Accounting is the cornerstone of any successful business. It’s the process of tracking, analyzing, and reporting your financial transactions. Although accounting can be complex and time-consuming, it’s essential to understanding your cash flow and making sound business decisions. In this blog post, we’ll discuss the basics of accounting that small businesses need to know.

THE THREE MAIN BRANCHES OF ACCOUNTING 

Accounting can be broken down into three main branches – Financial Accounting, Managerial Accounting, and Tax Accounting. Each branch has its own objectives and uses different methods of recording and reporting financial transactions. Here’s an overview of each branch:

• Financial Accounting

The first type of accounting is financial accounting, which involves preparing financial statements for external users (such as investors, creditors, and tax agencies). With this branch of accounting, you’re responsible for tracking all transactions and generating reports based on those activities. These reports are typically presented in the form of income statements, balance sheets, and cash flow statements. Financial accounting also includes creating budgets and preparing taxes. 

• Managerial Accounting

The second branch of accounting is managerial accounting. Unlike financial accounting, this branch focuses on providing internal users with information about their business operations. Managerial accountants create budgets and monitor expenses to ensure that managers are making informed decisions about how to best allocate resources. They also analyze data to identify trends or problems that could be addressed with more efficient management strategies. Additionally, managerial accountants produce cost-benefit analyses and other reports that help managers track performance metrics over time. 

• Tax Accounting

Last but not least is tax accounting. This branch deals specifically with taxes and filing returns with various state and federal agencies. Tax accountants must stay up-to-date with changes in tax law so they can advise their clients on the best ways to minimize their liabilities while still complying with regulations. They also prepare returns for individuals or companies who owe taxes, as well as defense documents for those who are being audited by the IRS or other government entities.

FINANCIAL STATEMENTS 

Financial statements are used to track a company’s performance over a period of time (usually one year). These documents provide an accurate picture of how well the company is doing financially by showing its income, expenses, assets, liabilities, equity, etc. The main types of financial statements are balance sheets (assets vs liabilities), income statements (revenue vs expenses), cash flow statements (cash inflows/outflows), and statements of changes in equity (ownership). Knowing how to interpret these documents is essential for any small business owner who wants to understand their finances accurately. 

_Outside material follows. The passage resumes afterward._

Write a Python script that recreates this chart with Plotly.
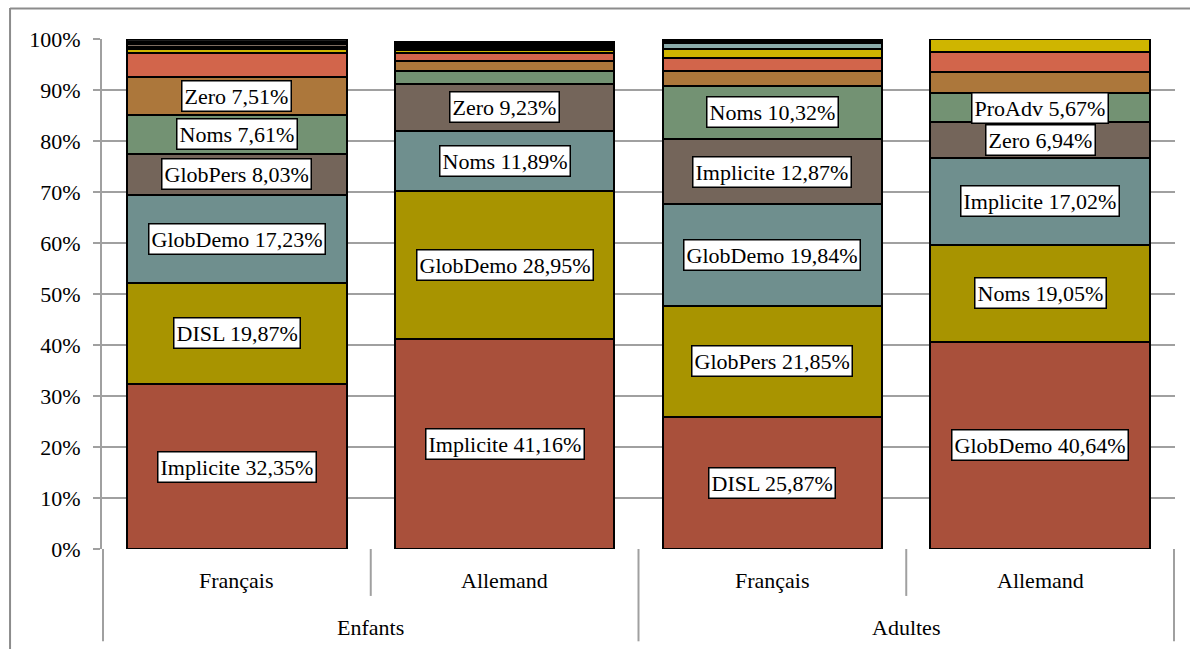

Accounting may seem daunting at first glance but it doesn’t have to be overwhelming! By understanding the basics – from the three main branches to financial statement interpretation – you’ll be able to manage your finances more effectively and make better business decisions overall. Whether you outsource accounting services or handle them yourself in-house, having a solid grasp on these fundamentals will serve you well over time as you grow your small business!